José Horta Manzano
Durante meio milênio, a região onde se situa a Síria atual esteve sob o mando do Império Otomano, como era chamada a extensa zona dominada pelos turcos. Quando espocou a Primeira Guerra mundial, os otomanos tiveram o azar de escolher o lado errado: apoiaram a Alemanha e o Império Austro-Húngaro. Perderam.
Na sequência da derrota, a Grã-Bretanha e a França puseram em prática o plano já acertado anos antes: repartiram o Oriente Médio em zonas de influência britânica ou francesa, um pouco para cada um. As fronteiras da Síria, tanto quanto as dos outros países da região (Jordânia, Iraque, Líbano, Kuwait), foram desenhadas nas pranchetas de Londres e de Paris. Muito provavelmente por ignorância, os decididores deram pouca ou nenhuma importância à população local, às etnias, às religiões, às alianças ou inimizades seculares. Deu no que deu. O caldeirão ferveu.
Na época dos otomanos, quando as ordens vinham de Constantinopla, estavam todos no mesmo saco, sob domínio estrangeiro. A partir do momento em que tiveram de autogovernar-se, o problema se pôs: qual das comunidades toma as rédeas? Aquilo virou um faroeste onde manda quem grita mais.
Como se não bastassem as brigas intestinas, interesses externos têm contribuído para apimentar o molho. A criação do Estado de Israel, a descoberta de petróleo na região, a Guerra do Iraque, as pretensões iranianas de domínio regional, o antagonismo entre EUA e Rússia são fatores agravantes.
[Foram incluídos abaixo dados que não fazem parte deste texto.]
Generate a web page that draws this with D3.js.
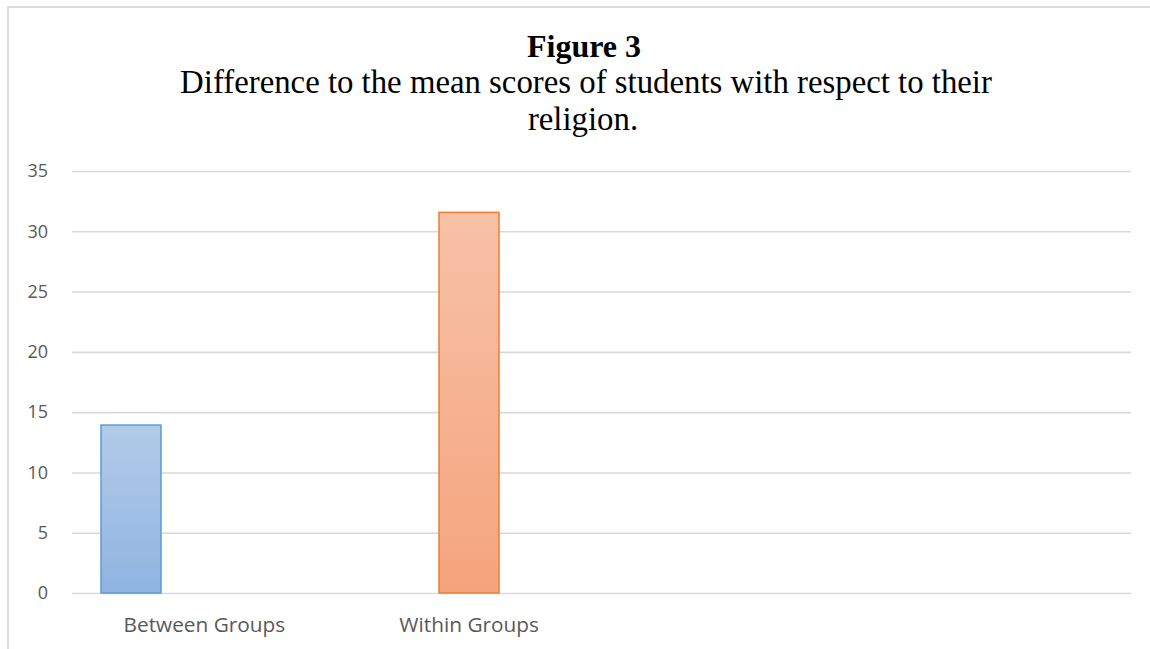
<!DOCTYPE html>
<html>
<head>
<meta charset="utf-8">
<script src="https://cdn.jsdelivr.net/npm/d3@7"></script>
<style>
  html, body { margin: 0; padding: 0; background: #ffffff; }
  svg { display: block; }
</style>
</head>
<body>
<svg id="chart" width="1150" height="649"></svg>
<script>
// Category slots along the x axis (the last two are unlabeled)
const categories = ["Between Groups", "Within Groups", "", ""];
// Series in each cluster
const seriesKeys = ["s1", "s2", "s3"];
const seriesColors = {
  s1: { stroke: "#5b9bd5", top: "#b2cbe9", bottom: "#8fb4e0" },
  s2: { stroke: "#ed7d31", top: "#f8c1a8", bottom: "#f4a47c" }
};
// Values per series, one entry per category
const s1Values = [13.93, null, null, null];
const s2Values = [null, 31.57, null, null];
const s3Values = [null, null, null, null];
// Y axis ticks
const yTicks = [0, 5, 10, 15, 20, 25, 30, 35];

const titleText = "Figure 3";
const subtitleLines = [
  "Difference to the mean scores of students with respect to their",
  "religion."
];

const svg = d3.select("#chart");

// Chart frame
svg.append("rect")
  .attr("x", 8).attr("y", 7)
  .attr("width", 1300).attr("height", 800)
  .attr("fill", "#ffffff")
  .attr("stroke", "#d9d9d9")
  .attr("stroke-width", 1.8);

// Gradients for bar fills
const defs = svg.append("defs");
Object.entries(seriesColors).forEach(([k, c]) => {
  const g = defs.append("linearGradient")
    .attr("id", "grad-" + k)
    .attr("x1", 0).attr("y1", 0).attr("x2", 0).attr("y2", 1);
  g.append("stop").attr("offset", "0%").attr("stop-color", c.top);
  g.append("stop").attr("offset", "100%").attr("stop-color", c.bottom);
});

// Titles
svg.append("text")
  .attr("x", 584).attr("y", 57)
  .attr("text-anchor", "middle")
  .attr("font-family", "'Liberation Serif', 'Times New Roman', serif")
  .attr("font-weight", "bold")
  .attr("font-size", 32)
  .attr("fill", "#000000")
  .text(titleText);

svg.append("g").selectAll("text")
  .data(subtitleLines)
  .join("text")
  .attr("x", (d, i) => i === 0 ? 586 : 583)
  .attr("y", (d, i) => 93 + i * 36.5)
  .attr("text-anchor", "middle")
  .attr("font-family", "'Liberation Serif', 'Times New Roman', serif")
  .attr("font-size", 32.8)
  .attr("fill", "#000000")
  .text(d => d);

// Plot area bounds
const plotLeft = 72, plotRight = 1131, plotTop = 171, plotBottom = 593;
const x0 = d3.scaleBand()
  .domain(d3.range(categories.length))
  .range([plotLeft, plotRight])
  .paddingInner(0).paddingOuter(0);
const x1 = d3.scaleBand()
  .domain(seriesKeys)
  .range([29, 235.5])
  .paddingInner(0.181).paddingOuter(0);
const y = d3.scaleLinear().domain([0, 35]).range([plotBottom, plotTop]);

// Y axis with gridlines
const yAxis = svg.append("g")
  .attr("transform", `translate(${plotLeft},0)`)
  .call(d3.axisLeft(y)
    .tickValues(yTicks)
    .tickSize(-(plotRight - plotLeft))
    .tickPadding(24)
    .tickFormat(d3.format("d")));
yAxis.select(".domain").remove();
yAxis.selectAll(".tick line")
  .attr("stroke", "#d9d9d9")
  .attr("stroke-width", 1.6);
yAxis.selectAll(".tick text")
  .attr("fill", "#595959")
  .attr("font-family", "'Open Sans', sans-serif")
  .attr("font-size", 18);

// X axis labels
const xAxis = svg.append("g")
  .attr("transform", `translate(0,${plotBottom})`)
  .call(d3.axisBottom(x0)
    .tickSize(0)
    .tickPadding(24)
    .tickFormat(i => categories[i]));
xAxis.select(".domain").remove();
xAxis.selectAll(".tick text")
  .attr("fill", "#595959")
  .attr("font-family", "'Open Sans', sans-serif")
  .attr("font-size", 20.8);

// Bars
const seriesValues = { s1: s1Values, s2: s2Values, s3: s3Values };
const barData = [];
seriesKeys.forEach(k => {
  seriesValues[k].forEach((v, i) => {
    if (v != null) barData.push({ key: k, cat: i, value: v });
  });
});

svg.append("g").selectAll("rect")
  .data(barData)
  .join("rect")
  .attr("x", d => x0(d.cat) + x1(d.key))
  .attr("y", d => y(d.value))
  .attr("width", x1.bandwidth())
  .attr("height", d => y(0) - y(d.value))
  .attr("fill", d => `url(#grad-${d.key})`)
  .attr("stroke", d => seriesColors[d.key].stroke)
  .attr("stroke-width", 1.5);
</script>
</body>
</html>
Chegamos ao ponto em que nenhuma solução será satisfatória para todos. O emaranhado de interesses é tão complexo que, por mais que se procure um ponto de equilíbrio, não é possível encontrá-lo. Tem-se de optar pelo «menos pior».
Infelizmente, a única linguagem que se fará ouvir será a da firmeza e da força. Apesar de todos os defeitos, o longo período de domínio otomano trouxe relativa paz à região. Não será uma oposição entre EUA e Rússia que vai aplacar ódios ‒ só pode desembocar numa guerra por procuração. A melhor solução passará por um acordo, de preferência sob patrocínio da ONU, que garanta:
A destituição do atual ditador
É condição sine qua non. Enquanto Bachar permanecer no comando, será impossível acalmar os ânimos. O acúmulo de ódios é grande demais.
O desarmamento da população
Sempre haverá revólver escondido dentro de colchão. Mas todo esforço deve ser envidado para confiscar e neutralizar armamento pesado, tradicional e químico.
A manutenção da base naval russa de Tartus
Sem isso, nenhum acordo será alcançado ‒ toda proposta será vetada pelos russos. Eles veem a base como necessária para garantir presença na região.
A criação de uma federação
A atual Síria será partilhada entre dezenas de microestados. Para definir as fronteiras, serão levadas em conta as diferenças entre os diversos povos: religião, língua, tradições, história.
Um poder central neutro sob mando externo
Um protetorado deverá ser estabelecido, preferivelmente sob a guarda da ONU. Um representante escolhido pelas Nações Unidas exercerá o poder executivo. Será substituído periodicamente. Não deverá ser árabe, nem originário da região, nem de nenhum dos membros permanentes do Conselho de Segurança.
Pronto, aí está a solução, que o resto é blá-blá-blá. Podem, naturalmente, deixar tudo como está pra ver como fica. A guerra não terá fim e ninguém sairá ganhando. Menos os fabricantes de armas, que continuarão esfregando as mãos.